Un groupe qui vient de Sheffield (la ville de Pulp) et produit par un des membres (de Pulp), tout de suite, ça inspire un peu de sympathie, voire de confiance. La note d’intention qui mélange référence cinématographique et pop énergique façon Blondie avec une grosse dose de punk joyeux fait même saliver. Le résultat est à la hauteur des attentes : immense. Du rock carré, simple, efficace, avec des guitares et une batterie qui cogne. Jamais de bruit, non, juste une puissance qui ravit, fait bondir et enchante. On se retrouve tout ronronnant de bonheur à l’écoute de perles telles que Once and Never Again ou Giddy Stratospheres. The Long Blondes c’est aussi la révélation d’une chanteuse qui ira loin, Kate Jackson, qui offre griffes et sucreries avec générosité.

        Lorsque l’ambiance se fait plus vindicative ou rétive, comme sur Only Lovers Left Alive ou In The Company of Women, on tremble, il y a de la revanche chez la demoiselle, une colère rentrée qui se cache sous les oripeaux de l’innocence. Bon sang, c’est bien sûr, c’est une femme fatale ! Qui galope comme une gamine sur Separated By Motorways avant de nous la jouer femme expérimentée et désabusée, magnifique dans sa décadence sur le chef-d’œuvre du disque, Week-end Without Make-up. Dans la grande tradition des rockeuses de charme, Kate Jackson finit son show sur le très explicite Knife For The Girls. La révélation est délicieuse, à force de se réjouir de la déconstruction et du grand retour de l’épique, on avait presque oublié qu’on pouvait faire élémentaire sans être sommaire.


       Lorsque Kate Jackson monte sur scène on se dit qu’elle incarne la parfaite poupée rock. Elle n’est pas bien grande, elle n’est pas sublime, mais elle a la classe. On le sait, elle est fan de Jarvis Cocker au point d’avoir souhaité faire ses études à Sheffield (la ville de Jarvis et de Pulp). Elle a retenu des leçons du Cocker et en impose sur scène avec trois fois rien et surtout une voix à tomber par terre. Elle a l’air terriblement jeune, pourtant elle n’a qu’une petite année de moins que votre serviteur. On lui donnerait 19 ans, bien qu’elle ne cesse de chanter que cet âge est depuis longtemps révolu pour elle. Son public, par contre, est en plein dedans. Pour certaines demoiselles, il s’agit probablement de leur premier concert de rock, ce soir là, à la Maroquinerie de Paris.
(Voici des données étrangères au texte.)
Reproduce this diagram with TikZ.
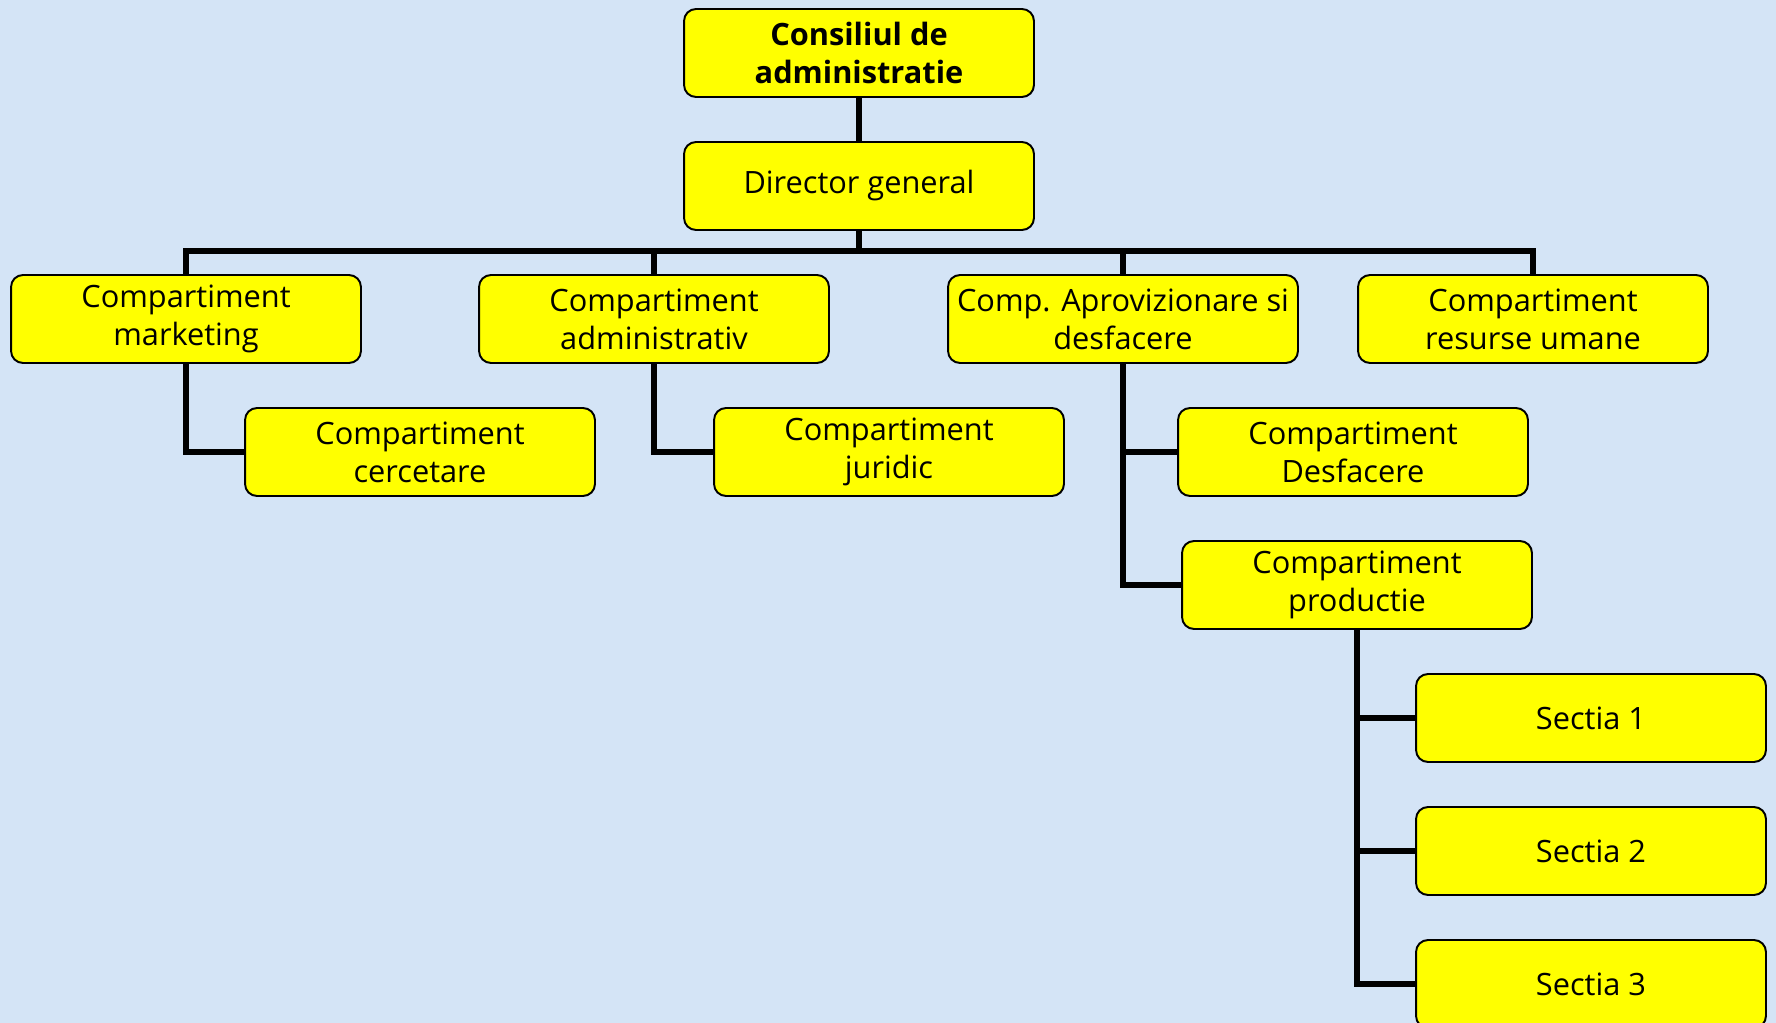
\documentclass[tikz,border=0pt]{standalone}
\usepackage{fontspec}
\setmainfont{Open Sans}
\definecolor{bgblue}{RGB}{212,228,246}
\definecolor{boxyellow}{RGB}{255,255,0}
\tikzset{
  unit/.style={draw=black, fill=boxyellow, line width=1.1pt, rounded corners=0.24cm,
    minimum width=7cm, minimum height=1.76cm, inner sep=2pt, align=center,
    font=\fontsize{17.5}{21.5}\selectfont},
  conn/.style={line width=3.8pt, black}
}
\begin{document}
\begin{tikzpicture}[x=0.02cm, y=-0.02cm]
  \fill[bgblue] (0,0) rectangle (1776,1023);
  \useasboundingbox (0,0) rectangle (1776,1023);
  \clip (0,0) rectangle (1776,1023);
  % top of the chart
  \node[unit, font=\fontsize{17.5}{21.5}\selectfont\bfseries] (cons) at (859,53) {Consiliul de\\administratie};
  \node[unit] (dir) at (859,186) {Director general};
  % compartments
  \node[unit] (mark) at (186,319) {Compartiment\\marketing};
  \node[unit] (adm) at (654,319) {Compartiment\\administrativ};
  \node[unit] (aprov) at (1123,319) {Comp. Aprovizionare si\\desfacere};
  \node[unit] (resum) at (1533,319) {Compartiment\\resurse umane};
  \node[unit] (cerc) at (420,452) {Compartiment\\cercetare};
  \node[unit] (jur) at (889,452) {Compartiment\\juridic};
  \node[unit] (desf) at (1353,452) {Compartiment\\Desfacere};
  \node[unit] (prod) at (1357,585) {Compartiment\\productie};
  % sections
  \foreach \n/\y/\t in {s1/718/Sectia 1,s2/851/Sectia 2,s3/984/Sectia 3}
   {
    \node[unit] (\n) at (1591,\y) {\t};
   }
  \coordinate (bus) at (859,251);
  \draw[conn] (cons) -- (dir);
  \draw[conn] (dir.south) -- (dir.south |- bus);
  \draw[conn] (mark.north) |- (bus) -| (resum.north);
  \foreach \n in {adm,aprov}
   {
    \draw[conn] (\n.north) -- (\n.north |- bus);
   }
  \draw[conn] (mark.south) |- (cerc.west);
  \draw[conn] (adm.south) |- (jur.west);
  \draw[conn] (aprov.south) |- (prod.west);
  \draw[conn] (aprov.south |- desf.west) -- (desf.west);
  \draw[conn] (prod.south) |- (s3.west);
  \foreach \n in {s1,s2}
   {
    \draw[conn] (prod.south |- \n.west) -- (\n.west);
   }
\end{tikzpicture}
\end{document}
        Et bon sang que les Long Blondes tapent dur. L’énergie sur scène est de la pure power pop. Et les chansons complexes de Couples, ce deuxième album « risqué », n’en ressortent que grandies. Round The Hairpin, le cœur plein de circonvolutions du disque, s’achève en plein Sonic Youth. Du beau bruit, qui fait du bien aux oreilles. Les hymnes en puissance explosent grâce à l’organe de Kate Jackson. Guilt, I Liked the Boys, Here Comes the Serious Bit sont tous parfaits. Dans ces instants, Couples n’a rien à envier à l’énergie primitive de Someone To Drive You Home.

        Ce second album est immédiatement frappant, mais plus long  à s’apprivoiser. Il n’y a plus seulement la qualité d’écriture, avec les refrains à 200 à l’heure. Il y a une vraie beauté, déjà évidente dans les Weekend Without Make Up et autres You Could Have Both du premier opus. Century, dans sa progression, voisine avec Pulp. Too Clever by Half frôle le sublime quand les aigües de Kate Jackson viennent imiter Debbie Harry sur un rythme de disco désabusé. Nostalgia ouvre de nouvelles portes au groupe, avec ses promesses de ballade perdue. Enfin, I’m Going To Hell fusionne sensibilité et dynamisme.

        Couples, c’est le fameux « album de transition », celui où un groupe essaie de faire autre chose que ce qui a fait la réussite de leur premier effort. Sans pour autant décevoir les fans. Sur ce point, pas sûr que les Long Blondes aient totalement réussi leur coup. Durant le concert, une partie du public, sensiblement la plus jeune, est restée un peu tétanisée. Il y a pourtant de la fontaine de jouvence ici. Sans doute une part du secret de beauté de Kate Jackson. La poupée rock, clinquante et brisée, trop jolie pour être parfaite, d’autant plus séduisante. Exactement à l’image de sa musique.